Leaking UST Cleanup Enforcement Tools
EPA may take administrative or judicial enforcement action against an owner and/or operator of an underground storage tank (UST) from which there is a release. Whether the enforcement action is administrative or judicial depends on the circumstances surrounding the release and the authority that EPA relies on to address the contamination caused by the release.
On this page:
- Administrative Enforcement Actions
- Complaint/Consent Agreement Final Order
- Judicial Enforcement Actions
- Citizen Suits
- Enforcement Tools
EPA may issue an administrative order to an owner and/or operator of an UST to take certain actions to compel cleanup. EPA may issue two types of administrative orders:
- unilateral administrative order (UAO), an order in which EPA demands cleanup and compliance; and
- administrative order on consent (AOC), an agreement between EPA and the owner and/or operator describing a plan to achieve cleanup and compliance.
Sections 3013, 7003, and 9003(h) of the Resource Conservation and Recovery Act (RCRA) authorize EPA to issue administrative orders against owners and operators of an UST. Orders issued under RCRA section 9003(h) are governed by rules set forth in 40 C.F.R. Part 24. These rules describe the process in which an owner and/or operator may request a hearing.
EPA may also seek an administrative penalty from an owner and/or operator, under RCRA section 9006(a) by filing an administrative complaint with the Regional Hearing Clerk.
Administrative complaints are governed by the Consolidated Rules of Practice found in 40 C.F.R. Part 22. Under 40 C.F.R. § 22.18, EPA may settle with an owner and/or operator and enter into a Consent Agreement and Final Order (CAFO).
The United States, on behalf of EPA, may bring a law suit in federal district court against owners and/or operators of a leaking UST for a violation of RCRA Subtitle I. Lawsuits are often used in cases involving:
- repeated violations;
- uncooperative or recalcitrant owners and/or operators; or
- when the release caused serious environmental damage.
The U.S. Department of Justice (DOJ) prosecutes such cases on behalf of EPA.
RCRA § 7002 authorizes citizens to bring enforcement actions against potential or actual violators of RCRA in federal district court, including actions against owners and/or operators in violation of the underground storage tank cleanup requirements om Subtitle I of the statute.
Citizens are generally required to provide notice to EPA, to the state in which the violation occurred, and to the alleged violator. A citizen may not seek cost recovery if the citizen spends his or her own money on cleanup.
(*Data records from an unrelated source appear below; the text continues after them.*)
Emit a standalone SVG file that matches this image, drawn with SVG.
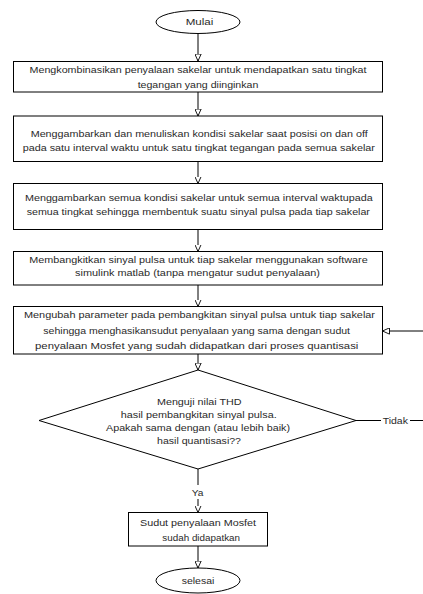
<svg xmlns="http://www.w3.org/2000/svg" width="423" height="594" viewBox="0 0 423 594">
<style>
.s{fill:#fff;stroke:#000;stroke-width:1}
.t{font-family:"Liberation Sans",Arial,sans-serif;font-size:9px;fill:#2a2a2a;text-anchor:middle}
.c{fill:none;stroke:#000;stroke-width:1}
</style>
<defs>
<marker id="ah" viewBox="0 0 10 10" refX="10" refY="5" markerWidth="7" markerHeight="7" markerUnits="userSpaceOnUse" orient="auto">
<path d="M0,0.5 L10,5 L0,9.5 Z" fill="#fff" stroke="#000" stroke-width="1.3"/>
</marker>
</defs>
<rect width="423" height="594" fill="#fff"/>
<g id="connectors">
<line class="c" x1="198" y1="33.5" x2="198" y2="61" marker-end="url(#ah)"/>
<line class="c" x1="198" y1="92" x2="198" y2="116" marker-end="url(#ah)"/>
<line class="c" x1="198" y1="161.5" x2="198" y2="183.5" marker-end="url(#ah)"/>
<line class="c" x1="198" y1="229.5" x2="198" y2="251.5" marker-end="url(#ah)"/>
<line class="c" x1="198" y1="285" x2="198" y2="306.5" marker-end="url(#ah)"/>
<line class="c" x1="198" y1="354" x2="198" y2="370" marker-end="url(#ah)"/>
<line class="c" x1="198" y1="469" x2="198" y2="485"/>
<line class="c" x1="198" y1="499" x2="198" y2="512.5" marker-end="url(#ah)"/>
<line class="c" x1="198" y1="546" x2="198" y2="568" marker-end="url(#ah)"/>
<line class="c" x1="356" y1="420.5" x2="381" y2="420.5"/>
<polyline class="c" points="410,420.5 424,420.5 424,331 382.5,331" marker-end="url(#ah)"/>
<text class="t" x="197.5" y="495.5" textLength="11.7" lengthAdjust="spacingAndGlyphs">Ya</text>
<text class="t" x="395.3" y="423.5" textLength="25.3" lengthAdjust="spacingAndGlyphs">Tidak</text>
</g>
<g id="start">
<ellipse class="s" cx="198" cy="22" rx="42" ry="11.5"/>
<text class="t" x="199.5" y="25.3" textLength="27.7" lengthAdjust="spacingAndGlyphs">Mulai</text>
</g>
<g id="box1">
<rect class="s" x="13.5" y="61.5" width="369" height="30.5"/>
<text class="t" x="198" y="72.7" textLength="337" lengthAdjust="spacingAndGlyphs">Mengkombinasikan penyalaan sakelar untuk mendapatkan satu tingkat</text>
<text class="t" x="198" y="87.5" textLength="120.7" lengthAdjust="spacingAndGlyphs">tegangan yang diinginkan</text>
</g>
<g id="box2">
<rect class="s" x="13.5" y="116" width="369" height="45.5"/>
<text class="t" x="199.2" y="136.5" textLength="337" lengthAdjust="spacingAndGlyphs">Menggambarkan dan menuliskan kondisi sakelar saat posisi on dan off</text>
<text class="t" x="198.8" y="150.5" textLength="352.3" lengthAdjust="spacingAndGlyphs">pada satu interval waktu untuk satu tingkat tegangan pada semua sakelar</text>
</g>
<g id="box3">
<rect class="s" x="13.5" y="183.5" width="369" height="46"/>
<text class="t" x="198.8" y="201" textLength="347.7" lengthAdjust="spacingAndGlyphs">Menggambarkan semua kondisi sakelar untuk semua interval waktupada</text>
<text class="t" x="198.3" y="215" textLength="343.3" lengthAdjust="spacingAndGlyphs">semua tingkat sehingga membentuk suatu sinyal pulsa pada tiap sakelar</text>
</g>
<g id="box4">
<rect class="s" x="13.5" y="251.5" width="369" height="33.5"/>
<text class="t" x="198.5" y="263.2" textLength="338.3" lengthAdjust="spacingAndGlyphs">Membangkitkan sinyal pulsa untuk tiap sakelar menggunakan software</text>
<text class="t" x="197.5" y="275.5" textLength="245" lengthAdjust="spacingAndGlyphs">simulink matlab (tanpa mengatur sudut penyalaan)</text>
</g>
<g id="box5">
<rect class="s" x="13.5" y="306.5" width="369" height="47.5"/>
<text class="t" x="199.5" y="318.3" textLength="351" lengthAdjust="spacingAndGlyphs">Mengubah parameter pada pembangkitan sinyal pulsa untuk tiap sakelar</text>
<text class="t" x="196.7" y="334" textLength="306.7" lengthAdjust="spacingAndGlyphs">sehingga menghasikansudut penyalaan yang sama dengan sudut</text>
<text class="t" x="196.7" y="349.3" textLength="323.3" lengthAdjust="spacingAndGlyphs">penyalaan Mosfet yang sudah didapatkan dari proses quantisasi</text>
</g>
<g id="decision">
<polygon class="s" points="198,370 356,420.5 198,469 39,420.5"/>
<text class="t" x="199.3" y="405" textLength="84.7" lengthAdjust="spacingAndGlyphs">Menguji nilai THD</text>
<text class="t" x="198.7" y="417.6" textLength="156" lengthAdjust="spacingAndGlyphs">hasil pembangkitan sinyal pulsa.</text>
<text class="t" x="198" y="430.6" textLength="184" lengthAdjust="spacingAndGlyphs">Apakah sama dengan (atau lebih baik)</text>
<text class="t" x="199" y="444.3" textLength="84" lengthAdjust="spacingAndGlyphs">hasil quantisasi??</text>
</g>
<g id="box6">
<rect class="s" x="128.5" y="512.5" width="139" height="33.5"/>
<text class="t" x="198" y="526.3" textLength="116" lengthAdjust="spacingAndGlyphs">Sudut penyalaan Mosfet</text>
<text class="t" x="201.2" y="541" textLength="77.7" lengthAdjust="spacingAndGlyphs">sudah didapatkan</text>
</g>
<g id="end">
<ellipse class="s" cx="198" cy="580.5" rx="42" ry="12.5"/>
<text class="t" x="198" y="584" textLength="32.7" lengthAdjust="spacingAndGlyphs">selesai</text>
</g>
</svg>
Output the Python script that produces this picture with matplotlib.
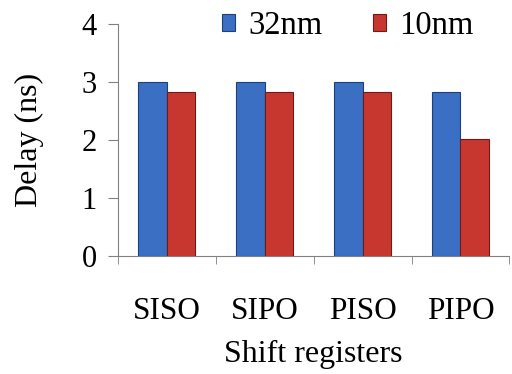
import matplotlib
matplotlib.use("Agg")
import matplotlib.pyplot as plt
import numpy as np

# data
categories = ["SISO", "SIPO", "PISO", "PIPO"]
delay_32nm = [3.0, 3.0, 3.0, 2.83]
delay_10nm = [2.83, 2.83, 2.83, 2.02]

plt.rcParams['font.family'] = ['Liberation Serif', 'DejaVu Serif']

fig = plt.figure(figsize=(5.12, 3.74), dpi=100)
ax = fig.add_axes([0.23, 0.316, 0.765, 0.62])

x = np.arange(len(categories))
w = 0.29
ax.bar(x - w / 2, delay_32nm, w, color='#3a6fc4', edgecolor='#1f3f78',
       linewidth=0.8, label='32nm')
ax.bar(x + w / 2, delay_10nm, w, color='#c8372f', edgecolor='#6e1a16',
       linewidth=0.8, label='10nm')

ax.set_xlim(-0.5, len(categories) - 0.5)
ax.set_ylim(0, 4)
ax.set_yticks([0, 1, 2, 3, 4])
ax.set_xticks(x)
ax.set_xticklabels(categories)
ax.set_xticks(np.arange(-0.5, len(categories), 1), minor=True)

ax.tick_params(axis='x', which='major', length=0, pad=30, labelsize=22.5)
ax.tick_params(axis='x', which='minor', length=6, color='#808080', direction='out')
ax.tick_params(axis='y', length=7, color='#808080', pad=8, labelsize=22)

for s in ['top', 'right']:
    ax.spines[s].set_visible(False)
for s in ['left', 'bottom']:
    ax.spines[s].set_color('#808080')

ax.set_xlabel("Shift registers", fontsize=23, labelpad=10)
ax.set_ylabel("Delay (ns)", fontsize=23, labelpad=27)

fig.legend(loc='upper center', bbox_to_anchor=(0.68, 1.05), ncol=2, frameon=False,
           fontsize=23.5, handlelength=0.4, handleheight=0.4, handletextpad=0.4,
           columnspacing=1.55)

fig.savefig("out.png", dpi=100)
EPA uses tools as part of, or in addition to, administrative orders and judicial actions to achieve timely and effective cleanup or encourage reuse. The enforcement tools are:
- Institutional Controls
Institutional controls are non-engineered instruments, such as administrative and legal controls, that protect human health and the environment and ongoing remedial activities to ensure the viability of the cleanup. For instance, zoning restrictions prevent site land uses, like residential uses, that are not consistent with the level of cleanup. Additional information is available from EPA's Institutional Controls webpage.
- Comfort/Status Letters
In some instances, EPA may provide comfort/status letters to purchasers or developers of a property regulated under RCRA Subtitle I. Such letters are provided solely for informational purposes and relate only to EPA's enforcement intentions under RCRA Subtitle I at a property based on known information. See Memorandum for Comfort/Status Letters for RCRA Brownfield Properties (PDF) (2/5/01) which provides guidance for sites regulated under RCRA Subtitle I.
- Supplemental Environmental Projects (SEPs)
In an administrative or judicial settlement, EPA and an owner and/or operator may agree that the owner and/or operator perform a supplemental environmental project (SEP) in exchange for a lower civil penalty. Supplemental environmental projects are environmentally beneficial projects undertaken by a party, documented in a settlement of an environmental enforcement action, but which the party is not otherwise legally required to perform. Supplemental environmental projects can play a role in improving the environment at or near a LUST site.